'''

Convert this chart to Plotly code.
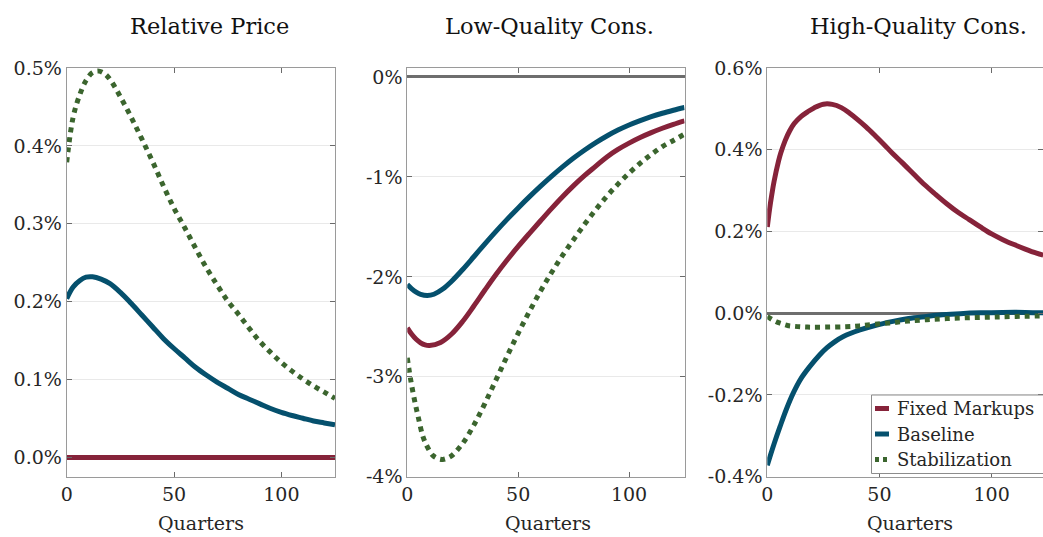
import plotly.graph_objects as go

# ---------------- data ----------------
titles = ["Relative Price", "Low-Quality Cons.", "High-Quality Cons."]
series_names = ["Fixed Markups", "Baseline", "Stabilization"]
x_label = "Quarters"

# Panel 1: Relative Price (%)
p1_fixed_t = [0, 25, 50, 75, 100, 125]
p1_fixed_v = [0, 0, 0, 0, 0, 0]
p1_base_t = [0, 3, 6, 9, 12, 16, 20, 25, 30, 35, 40, 45, 50, 55, 60, 65, 70, 75, 80, 85, 90, 95,
             100, 105, 110, 115, 120, 125]
p1_base_v = [0.204, 0.219, 0.227, 0.2315, 0.232, 0.229, 0.2235, 0.212, 0.198, 0.183, 0.168, 0.153,
             0.140, 0.128, 0.116, 0.106, 0.097, 0.089, 0.081, 0.075, 0.069, 0.063, 0.058, 0.054,
             0.0505, 0.047, 0.0445, 0.042]
p1_stab_t = [0, 3, 6, 9, 12, 15, 18, 21, 25, 30, 35, 40, 45, 50, 55, 60, 65, 70, 75, 80, 85, 90,
             95, 100, 105, 110, 115, 120, 125]
p1_stab_v = [0.379, 0.437, 0.465, 0.484, 0.494, 0.496, 0.492, 0.482, 0.463, 0.437, 0.409, 0.380,
             0.349, 0.320, 0.295, 0.269, 0.244, 0.222, 0.201, 0.184, 0.166, 0.149, 0.135, 0.122,
             0.111, 0.101, 0.092, 0.084, 0.076]

# Panel 2: Low-Quality Consumption (%)
p2_fixed_t = [0, 2, 4, 6, 8, 10, 15, 20, 25, 30, 35, 40, 45, 50, 55, 60, 65, 70, 75, 80, 85, 90,
              95, 100, 105, 110, 115, 120, 125]
p2_fixed_v = [-2.51, -2.575, -2.625, -2.66, -2.681, -2.687, -2.657, -2.572, -2.445, -2.292, -2.132,
              -1.977, -1.832, -1.696, -1.567, -1.441, -1.317, -1.198, -1.087, -0.985, -0.892,
              -0.80, -0.725, -0.662, -0.606, -0.557, -0.513, -0.474, -0.438]
p2_base_t = [0, 2, 4, 6, 9, 12, 16, 20, 25, 30, 35, 40, 45, 50, 55, 60, 65, 70, 75, 80, 85, 90,
             95, 100, 105, 110, 115, 120, 125]
p2_base_v = [-2.077, -2.12, -2.153, -2.175, -2.187, -2.174, -2.122, -2.044, -1.926, -1.799, -1.670,
             -1.545, -1.425, -1.31, -1.2, -1.095, -0.995, -0.900, -0.811, -0.730, -0.656, -0.590,
             -0.531, -0.480, -0.436, -0.397, -0.363, -0.333, -0.305]
p2_stab_t = [0, 1, 2, 3.5, 5, 7, 9, 11.5, 14, 16, 18, 20, 25, 30, 35, 40, 45, 50, 55, 60, 65, 70,
             75, 80, 85, 90, 95, 100, 105, 110, 115, 120, 125]
p2_stab_v = [-2.81, -2.96, -3.09, -3.26, -3.41, -3.594, -3.70, -3.787, -3.82, -3.827, -3.815,
             -3.791, -3.666, -3.484, -3.266, -3.031, -2.794, -2.565, -2.349, -2.146, -1.959,
             -1.786, -1.627, -1.472, -1.327, -1.193, -1.072, -0.962, -0.863, -0.776, -0.697,
             -0.635, -0.572]

# Panel 3: High-Quality Consumption (%)
p3_fixed_t = [0, 1, 2, 3, 5, 6, 8, 10, 12, 15, 18, 21, 25, 29, 33, 37, 40, 44, 48, 52, 56, 60,
              65, 70, 75, 80, 85, 90, 95, 100, 105, 110, 115, 120, 123]
p3_fixed_v = [0.211, 0.254, 0.290, 0.322, 0.372, 0.392, 0.423, 0.4465, 0.464, 0.481, 0.493, 0.503,
              0.5115, 0.511, 0.503, 0.488, 0.475, 0.456, 0.435, 0.413, 0.39, 0.369, 0.342, 0.315,
              0.291, 0.268, 0.247, 0.229, 0.211, 0.194, 0.180, 0.168, 0.157, 0.147, 0.142]
p3_base_t = [0, 3, 5.7, 8.5, 11.6, 15, 19, 23, 26.5, 30, 33.9, 41.3, 48, 56, 63, 71, 78, 86, 95,
             105, 115, 123]
p3_base_v = [-0.372, -0.32, -0.277, -0.235, -0.195, -0.16, -0.13, -0.104, -0.085, -0.07, -0.057,
             -0.041, -0.03, -0.02, -0.013, -0.008, -0.004, -0.001, 0.001, 0.002, 0.002, 0.001]
p3_stab_t = [0, 2, 4, 6, 9, 12, 18, 26, 35, 41, 48, 56, 63, 71, 80, 90, 100, 110, 123]
p3_stab_v = [-0.008, -0.015, -0.021, -0.025, -0.03, -0.032, -0.034, -0.034, -0.033, -0.031, -0.027,
             -0.023, -0.019, -0.016, -0.013, -0.011, -0.0095, -0.008, -0.0065]

# axis ticks
x_ticks = [0, 50, 100]
p1_yticks = [0.0, 0.1, 0.2, 0.3, 0.4, 0.5]
p1_ylabels = ["0.0%", "0.1%", "0.2%", "0.3%", "0.4%", "0.5%"]
p2_yticks = [0, -1, -2, -3, -4]
p2_ylabels = ["0%", "-1%", "-2%", "-3%", "-4%"]
p3_yticks = [0.6, 0.4, 0.2, 0.0, -0.2, -0.4]
p3_ylabels = ["0.6%", "0.4%", "0.2%", "0.0%", "-0.2%", "-0.4%"]

# ---------------- styling ----------------
W, H = 1043, 537
FONT = "DejaVu Serif"
RED = "#86233a"
BLUE = "#05506d"
GREEN = "#3b652e"
colors = [RED, BLUE, GREEN]
dashes = ["solid", "solid", "dot"]

panels = [
    [(p1_fixed_t, p1_fixed_v), (p1_base_t, p1_base_v), (p1_stab_t, p1_stab_v)],
    [(p2_fixed_t, p2_fixed_v), (p2_base_t, p2_base_v), (p2_stab_t, p2_stab_v)],
    [(p3_fixed_t, p3_fixed_v), (p3_base_t, p3_base_v), (p3_stab_t, p3_stab_v)],
]

xdom_px = [(66.7, 335.0), (407.3, 684.5), (767.3, 1043.0)]
xranges = [[0, 125], [0, 125], [0, 122.9]]
yranges = [[-0.0245, 0.5], [-4, 0.09], [-0.4, 0.6]]
yticks = [(p1_yticks, p1_ylabels), (p2_yticks, p2_ylabels), (p3_yticks, p3_ylabels)]
zerolines = [False, True, True]
ydom = [1 - 476.7 / H, 1 - 68 / H]

fig = go.Figure()

for i, panel in enumerate(panels):
    xa = "x" if i == 0 else f"x{i+1}"
    ya = "y" if i == 0 else f"y{i+1}"
    for j, (t, v) in enumerate(panel):
        fig.add_trace(go.Scatter(
            x=t, y=v, mode="lines", name=series_names[j],
            line=dict(color=colors[j], width=5, dash=dashes[j], shape="spline", smoothing=1.0),
            xaxis=xa, yaxis=ya, showlegend=False, hoverinfo="skip",
        ))

axis_common = dict(
    showline=True, linecolor="#9a9a9a", linewidth=1, mirror="ticks",
    ticks="inside", ticklen=5, tickcolor="#6a6a6a", tickwidth=1,
    tickfont=dict(family=FONT, size=19, color="#262626"),
    automargin=False,
)

layout = dict(
    width=W, height=H,
    margin=dict(l=0, r=0, t=0, b=0),
    paper_bgcolor="white", plot_bgcolor="white",
    font=dict(family=FONT, color="#262626"),
    showlegend=False,
)

for i in range(3):
    xk = "xaxis" if i == 0 else f"xaxis{i+1}"
    yk = "yaxis" if i == 0 else f"yaxis{i+1}"
    anchor_x = "y" if i == 0 else f"y{i+1}"
    anchor_y = "x" if i == 0 else f"x{i+1}"
    x0, x1 = xdom_px[i]
    layout[xk] = dict(
        axis_common, domain=[x0 / W, min(x1 / W, 1.0)], range=xranges[i],
        tickvals=x_ticks, ticktext=[str(v) for v in x_ticks],
        showgrid=False, zeroline=False, anchor=anchor_x,
    )
    layout[yk] = dict(
        axis_common, domain=ydom, range=yranges[i],
        tickvals=yticks[i][0], ticktext=yticks[i][1],
        showgrid=True, gridcolor="#e9e9e9", gridwidth=1,
        zeroline=zerolines[i], zerolinecolor="#6e6e6e", zerolinewidth=2.5,
        anchor=anchor_y,
    )

fig.update_layout(**layout)

title_cx = [209.5, 549.5, 918.0]
label_cx = [200.5, 547.5, 910.0]
for i in range(3):
    fig.add_annotation(
        text=titles[i], x=title_cx[i] / W, y=1 - 26 / H, xref="paper", yref="paper",
        xanchor="center", yanchor="middle", showarrow=False,
        font=dict(family=FONT, size=22.5, color="#111111"),
    )
    fig.add_annotation(
        text=x_label, x=label_cx[i] / W, y=1 - 523 / H, xref="paper", yref="paper",
        xanchor="center", yanchor="middle", showarrow=False,
        font=dict(family=FONT, size=19, color="#262626"),
    )

# ---- legend box (drawn in paper coordinates, inside panel 3) ----
LEG_L, LEG_T, LEG_B = 871.5, 395.0, 473.5
fig.add_shape(type="rect", xref="paper", yref="paper",
              x0=LEG_L / W, x1=1.01, y0=1 - LEG_B / H, y1=1 - LEG_T / H,
              line=dict(color="#8c8c8c", width=1), fillcolor="white", layer="above")
entry_y = [408.5, 434.0, 459.5]
for j, name in enumerate(series_names):
    yy = 1 - entry_y[j] / H
    fig.add_shape(type="line", xref="paper", yref="paper",
                  x0=875 / W, x1=889 / W, y0=yy, y1=yy,
                  line=dict(color=colors[j], width=5, dash=("4px,4px" if dashes[j] == "dot" else "solid")),
                  layer="above")
    fig.add_annotation(text=name, x=895 / W, y=yy, xref="paper", yref="paper",
                       xanchor="left", yanchor="middle", showarrow=False,
                       font=dict(family=FONT, size=18, color="#262626"))

fig.write_html("out.html")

'''

Objective
Every line from the top of the material above through the line with "import plotly.graph_objects as go" should be duplicated exactly, please; leave out the pictures.

Solution to the problem
Convert this chart to Plotly code.
import plotly.graph_objects as go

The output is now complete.